A special moss which helped save lives during both World Wars is now being mapped for the first time – and the public is being urged to help.
Those stepping out onto the moorlands of the Peak District and South Pennines can now take part in a unique project to make a map of where Sphagnum moss is found.
‘The Big Moss Map’ will help scientists and conservationists in their efforts to save the region’s blanket bog habitat.
Sphagnum - whose antiseptic properties dramatically increased the survival rate of injured soldiers when they used it as a wound dressing during the First World War – is now seen as a vital weapon in the war against climate change.
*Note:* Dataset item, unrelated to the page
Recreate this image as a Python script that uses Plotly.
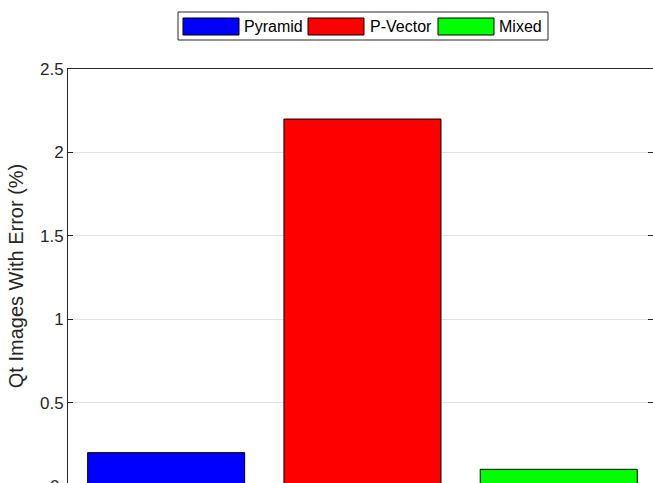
import plotly.graph_objects as go

# Data
methods = ["Pyramid", "P-Vector", "Mixed"]
error_pct = [0.2, 2.2, 0.1]
bar_colors = ["#0000ff", "#ff0000", "#00ff00"]
y_ticks = [0, 0.5, 1, 1.5, 2, 2.5]
y_ticklabels = ["0", "0.5", "1", "1.5", "2", "2.5"]

W, H = 653, 483
ML, MT = 68, 69
PW, PH = W - ML, H - MT
PX_PER_CAT = 196.3
PX_PER_UNIT = 166.8
AXIS_GREY = "#262626"
FONT = "Liberation Sans, Arial, Helvetica, sans-serif"


def px_x(px):
    return (px - ML) / PW


def px_y(py):
    return (H - py) / PH


fig = go.Figure()
for name, val, col in zip(methods, error_pct, bar_colors):
    fig.add_trace(go.Bar(
        x=[name], y=[val], name=name, width=0.8,
        marker=dict(color=col, line=dict(color="#000000", width=1)),
        showlegend=False,
    ))

# Boxed legend with wide swatches above the axes
shapes = [dict(type="rect", xref="paper", yref="paper",
               x0=px_x(178), x1=px_x(548), y0=px_y(40), y1=px_y(12),
               line=dict(color=AXIS_GREY, width=1), fillcolor="white", layer="above")]
annotations = []
swatch_x = [183, 308, 438]
text_x = [242, 368, 497]
for name, col, sx, tx in zip(methods, bar_colors, swatch_x, text_x):
    shapes.append(dict(type="rect", xref="paper", yref="paper",
                       x0=px_x(sx), x1=px_x(sx + 56), y0=px_y(35), y1=px_y(18),
                       line=dict(color="#000000", width=1), fillcolor=col, layer="above"))
    annotations.append(dict(xref="paper", yref="paper", x=px_x(tx), y=px_y(26.5),
                            text=name, showarrow=False, xanchor="left", yanchor="middle",
                            font=dict(family=FONT, size=16, color="#000000")))

# Zero tick label sits just below the visible area
annotations.append(dict(xref="paper", yref="paper", x=px_x(61), y=px_y(486),
                        text=y_ticklabels[0], showarrow=False, xanchor="right",
                        yanchor="middle", font=dict(family=FONT, size=17, color=AXIS_GREY)))

fig.update_layout(
    width=W, height=H,
    margin=dict(l=ML, r=0, t=MT, b=0, pad=0),
    paper_bgcolor="white", plot_bgcolor="white",
    font=dict(family=FONT, color=AXIS_GREY),
    bargap=0.2,
    showlegend=False,
    shapes=shapes,
    annotations=annotations,
    xaxis=dict(
        type="category", categoryorder="array", categoryarray=methods,
        range=[-0.5, -0.5 + PW / PX_PER_CAT],
        showticklabels=False, ticks="", showgrid=False,
        showline=True, linecolor=AXIS_GREY, linewidth=1, mirror=True,
        zeroline=False,
    ),
    yaxis=dict(
        range=[2.5 - PH / PX_PER_UNIT, 2.5],
        tickvals=y_ticks, ticktext=y_ticklabels,
        ticks="inside", ticklen=5, tickwidth=1, tickcolor=AXIS_GREY,
        tickfont=dict(family=FONT, size=17, color=AXIS_GREY),
        showgrid=True, gridcolor="#e2e2e2", gridwidth=1,
        showline=True, linecolor=AXIS_GREY, linewidth=1, mirror="ticks",
        zeroline=False,
        title=dict(text="Qt Images With Error (%)", standoff=10,
                   font=dict(family=FONT, size=20, color=AXIS_GREY)),
    ),
)

fig.write_html("out.html")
Peatlands - predominantly made up of Sphagnum moss - store vast amounts of carbon. Globally they store more carbon below ground than plants do above ground. Healthy peatlands continue capturing and locking in carbon from the atmosphere whilst their surfaces are protected by a blanket of plants including essential Sphagnum mosses.
Since the industrial revolution much of the region’s Sphagnum – a plant very sensitive to atmospheric pollution – has died out. The Moors for the Future Partnership is working to conserve healthy peatlands and reintroduce Sphagnum moss.
‘The Big Moss Map’ will provide a picture of where Sphagnum is at the moment and in the future will show where it is increasing or decreasing, as volunteers continue adding to the map.
The scheme is being co-ordinated by the partnership’s Community Science project, and is funded by the Heritage Lottery Fund.
Sarah Proctor, Project Manager said: “When we are talking about blanket bog and the surrounding moorlands we are really thinking about areas with and without Sphagnum moss. Creating ‘The Big Moss Map’ gives us all an opportunity to get out and about and build a picture of how the moors of the Peak District and South Pennines are changing, whilst spreading the word about Sphagnum”.
Free training is available for those who would like to know more about the project or practice their Sphagnum-spotting skills. Volunteers can submit their sightings of the moss online or by post. A free smartphone app called ‘MoorMOSS’ is also available to help people identify the mosses they encounter.
BBC Springwatch presenter Brett Westwood said: “This is an exciting project. I’m very impressed with the scale of the work achieved and the vision for the moors. We need more visionary projects of this magnitude.”
Healthy peat bogs are important wildlife habitats, a vital store of carbon, help provide high quality drinking water, slow down surface run-off and help to reduce flooding.